Overall, names that were stereotypically associated with Arab Americans/South Asians and Asian Americans received lower response rates from job agencies than identifiably ethnic names of any other group, suggesting that members of these ethnic groups experience persistent discrimination in employment because of their names Latinos received the highest response rate with 33 percent, followed by whites and blacks with 32 percent and 31 percent, respectively.

Thanasombat speculated on the reasons behind the differences.

“We think the Latinos came out first because it was thought that they had bilingual skills, which is especially important in California,” she said. “The backlash against Arab Americans and South Asians in the aftermath of September 11 could also explain their low response rate.”

The study also concluded that the number of civil rights violations claimed by employees has increased in the last three years, but Asian Americans tended to file lawsuits less often than other groups. Thanasombat said this indicates that employers can and do discriminate against Asian Americans without fear of legal repercussions, which explains the low response rate.
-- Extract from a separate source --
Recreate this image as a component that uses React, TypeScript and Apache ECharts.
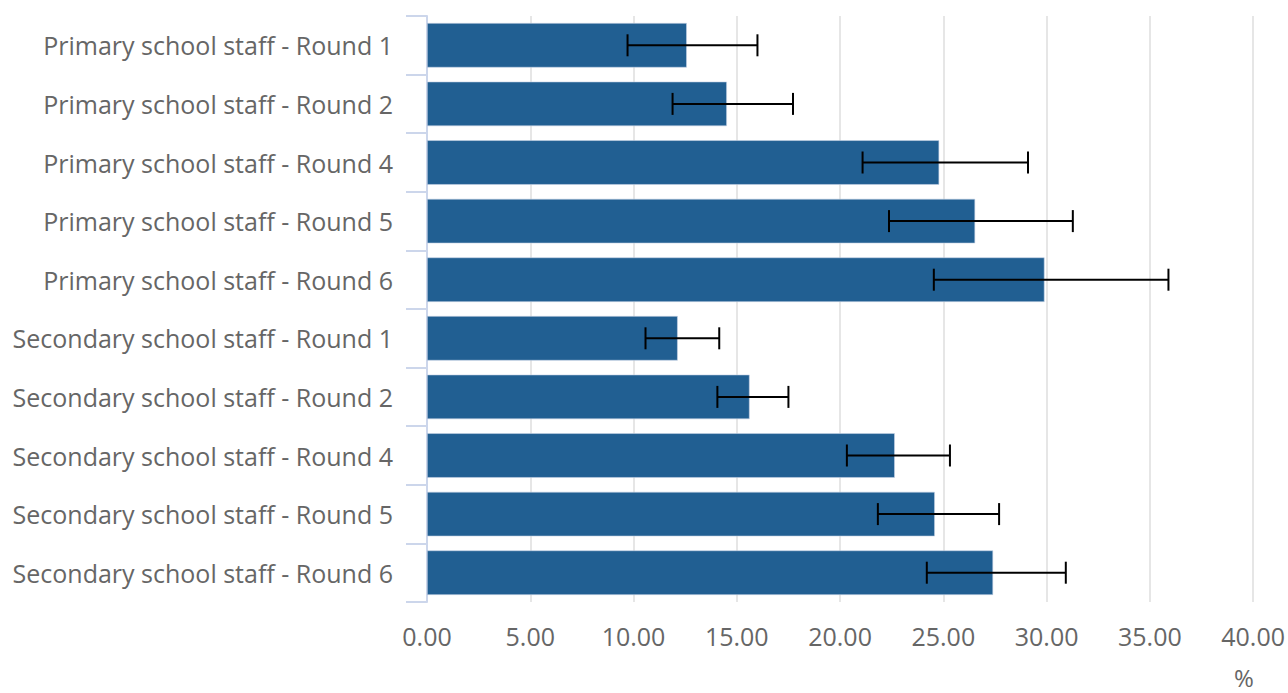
import React, { useEffect, useRef } from "react";
import * as echarts from "echarts";

const categories = [
  "Primary school staff - Round 1",
  "Primary school staff - Round 2",
  "Primary school staff - Round 4",
  "Primary school staff - Round 5",
  "Primary school staff - Round 6",
  "Secondary school staff - Round 1",
  "Secondary school staff - Round 2",
  "Secondary school staff - Round 4",
  "Secondary school staff - Round 5",
  "Secondary school staff - Round 6",
];
const values = [12.58, 14.52, 24.8, 26.54, 29.9, 12.14, 15.62, 22.65, 24.59, 27.41];
const lower = [9.71, 11.89, 21.09, 22.37, 24.54, 10.58, 14.06, 20.33, 21.83, 24.2];
const upper = [16.0, 17.72, 29.1, 31.27, 35.9, 14.15, 17.5, 25.32, 27.7, 30.93];
const xTicks = [0, 5, 10, 15, 20, 25, 30, 35, 40];

export default function App() {
  const ref = useRef<HTMLDivElement>(null);
  useEffect(() => {
    if (!ref.current) return;
    const chart = echarts.init(ref.current, null, { renderer: "svg" });
    const font = "'Open Sans', 'Noto Sans', sans-serif";
    const errData = categories.map((_, i) => [i, lower[i], upper[i]]);
    chart.setOption({
      animation: false,
      grid: { left: 427, right: 31, top: 16, bottom: 91, containLabel: false },
      xAxis: {
        type: "value",
        min: xTicks[0],
        max: xTicks[xTicks.length - 1],
        interval: 5,
        axisLine: { show: false },
        axisTick: { show: false },
        splitLine: { show: true, lineStyle: { color: "#e6e6e6", width: 2 } },
        axisLabel: {
          color: "#666666",
          fontSize: 25,
          fontFamily: font,
          margin: 21,
          formatter: (v: number) => v.toFixed(2),
        },
      },
      yAxis: {
        type: "category",
        inverse: true,
        data: categories,
        axisLine: { show: true, lineStyle: { color: "#ccd6eb", width: 2 } },
        axisTick: { show: true, length: 21, lineStyle: { color: "#ccd6eb", width: 2 } },
        axisLabel: { color: "#666666", fontSize: 25, fontFamily: font, margin: 34 },
      },
      graphic: [
        {
          type: "text",
          x: 1244,
          y: 677,
          style: {
            text: "%",
            fill: "#666666",
            fontSize: 24,
            fontFamily: font,
            lineHeight: 18,
            align: "center",
            verticalAlign: "middle",
          },
        },
      ],
      series: [
        {
          type: "bar",
          data: values,
          barCategoryGap: "24%",
          itemStyle: { color: "#215f92", borderColor: "#c8d4e6", borderWidth: 0.6 },
        },
        {
          type: "custom",
          data: errData,
          encode: { x: [1, 2], y: 0 },
          z: 10,
          renderItem: (params: any, api: any) => {
            const c = api.value(0);
            const lo = api.coord([api.value(1), c]);
            const hi = api.coord([api.value(2), c]);
            const h = 11;
            const style = { stroke: "#000000", lineWidth: 2 };
            return {
              type: "group",
              children: [
                { type: "line", shape: { x1: lo[0], y1: lo[1], x2: hi[0], y2: hi[1] }, style },
                { type: "line", shape: { x1: lo[0], y1: lo[1] - h, x2: lo[0], y2: lo[1] + h }, style },
                { type: "line", shape: { x1: hi[0], y1: hi[1] - h, x2: hi[0], y2: hi[1] + h }, style },
              ],
            };
          },
        },
      ],
    });
    return () => chart.dispose();
  }, []);
  return (
    <div
      ref={ref}
      style={{ position: "absolute", left: 0, top: 0, width: 1288, height: 693 }}
    />
  );
}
While the average response rate was higher for women than for men in all groups, the gap was particularly evident with Arab Americans/South Asians and whites. But the other groups showed smaller gender gaps. The response rates for black men and women mirrored the statewide rate of 31 percent and Asian American men and women fared equally poorly.

These results indicate that race is a bigger factor in employment discrimination than gender, but that those agencies that look beyond racial lines often discriminate based on gender stereotypes, Thanasombat said.

“It is really scary that this type of discrimination exists,” said Chad Doobay, a Law School student who attended the presentation. “I was surprised by the gender difference — the fact that there is a gender bias just further shows that we have a lot of work to do to achieve equality.”

As an extension of this research, in the future, the DRC plans to use equally qualified pairs of people to explore the different types of employment discrimination in the United States.